The main test case, if accurately reported, seems most impressive. The munged (their word) together random-length segments from the books of Ezekiel and Jeremiah. They then applied their algorithm, which separated the differently-authored segments with near-perfect accuracy.
As they say in the paper, ‘Our main result is that given artificial books constructed by randomly “munging” together actual biblical books, we are able to separate out authorial components with extremely high accuracy, even when the components are thematically similar. Moreover, our automated methods recapitulate many of the results of extensive manual research in authorial analysis of biblical literature.’
The assumption that different authors tend to make different word choices, especially choices from sets of synonyms, seems reasonable to me. Does it seem unreasonable to you, and if so why? Regardless of how reasonable or unreasonable it might seem, it would appear to be correct; otherwise, why do the tests work?

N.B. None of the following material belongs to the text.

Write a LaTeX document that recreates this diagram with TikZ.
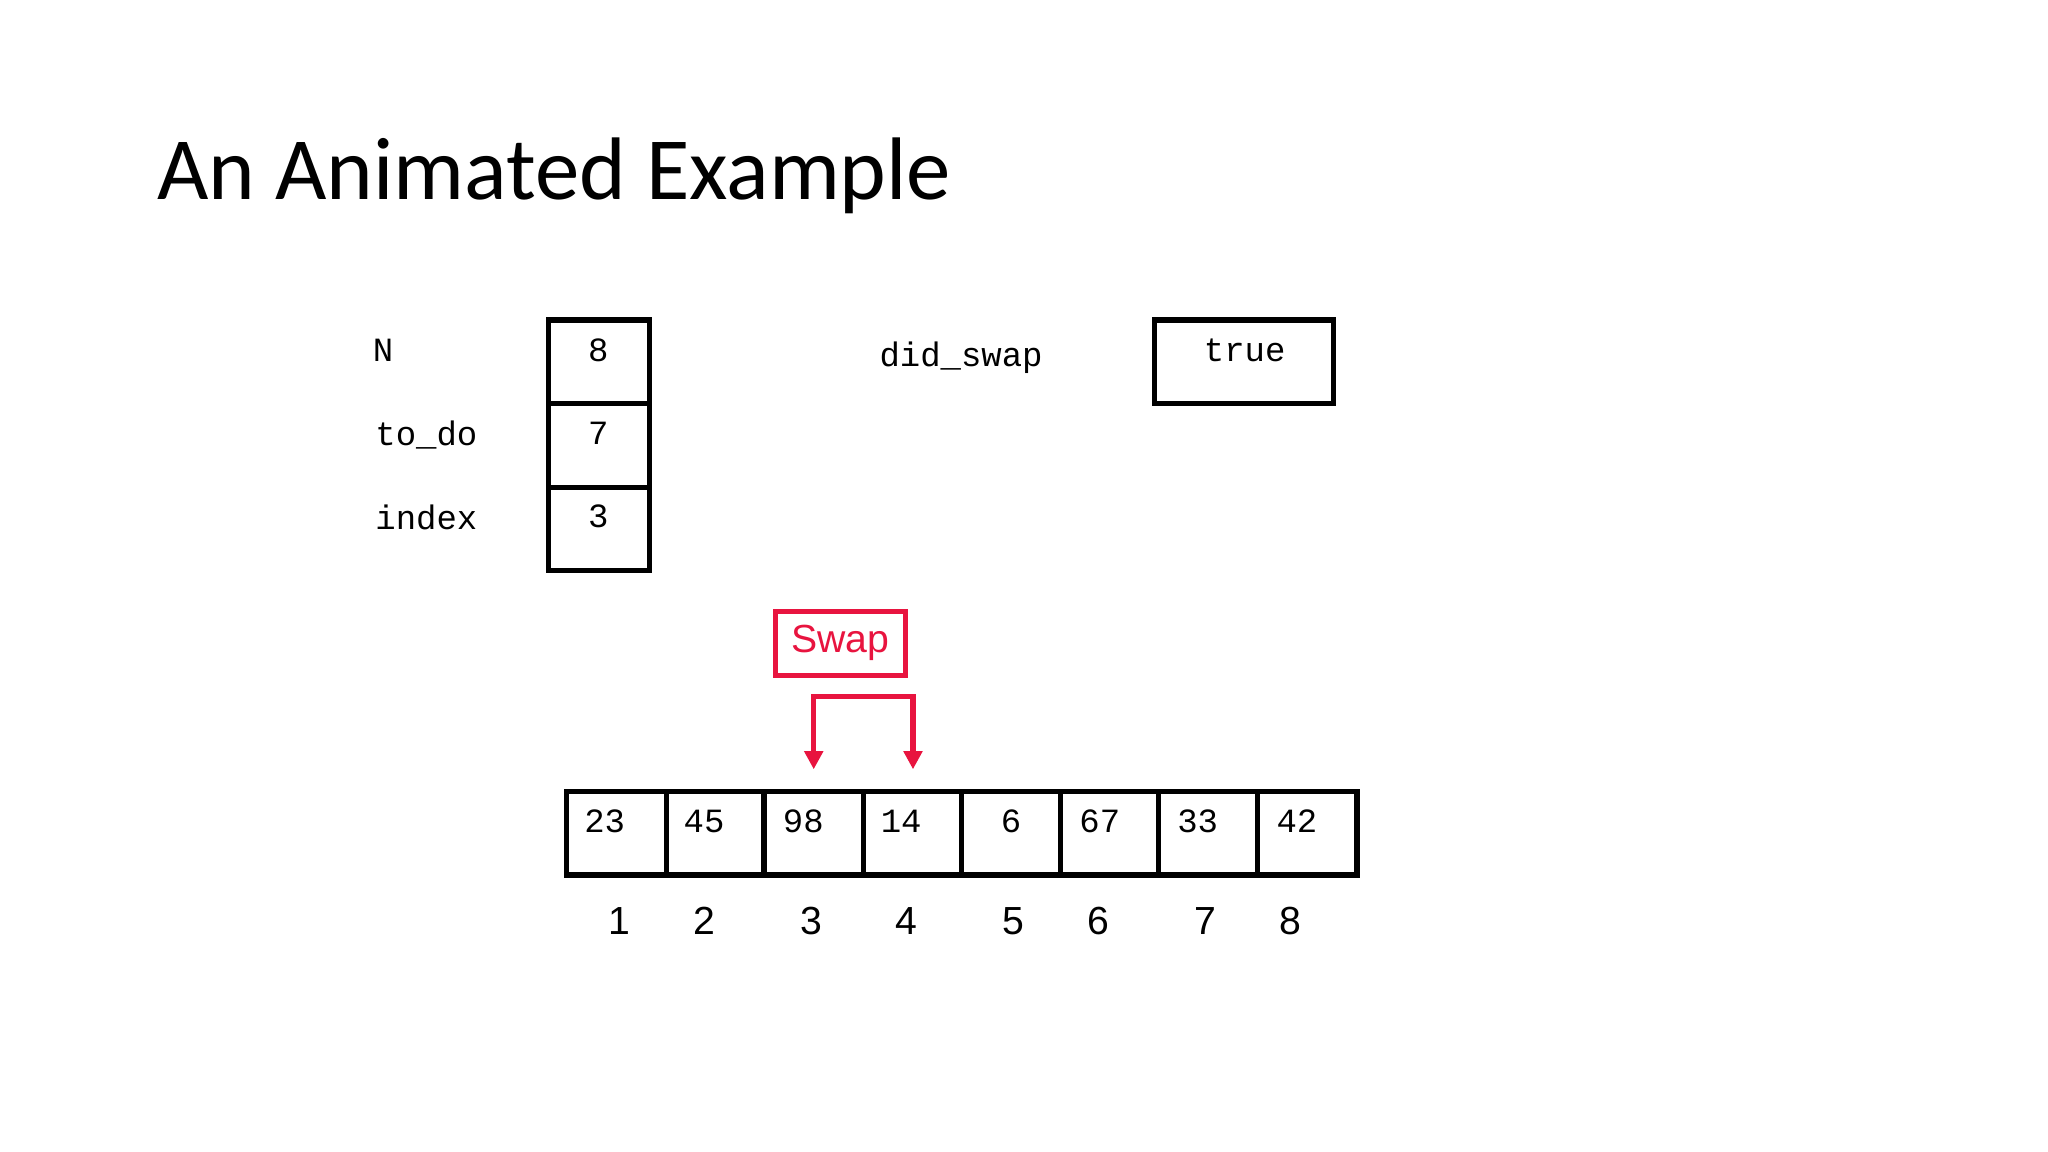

I do not understand why you consider this useless or worthless.
You are peruading me I have been too hasty in my dismissal. Thanks for the input.
I’m female, and I tried “The Gender Genie” three times —
(Note: The genie works best on texts of more than 500 words.)
First try:
Words: 575
Female Score: 609
Male Score: 658
The Gender Genie thinks the author of this passage is: male!
Second try:
Words: 914
Female Score: 1204
Male Score: 1531
The Gender Genie thinks the author of this passage is: male!
Third try:
Words: 554
Female: 678
Male: 833
The Gender Genie thinks the author of this passage is: male!
Sorry, Genie. Wrong. Bummer.
I must be an anomaly, or the Genie isn’t totally reliable.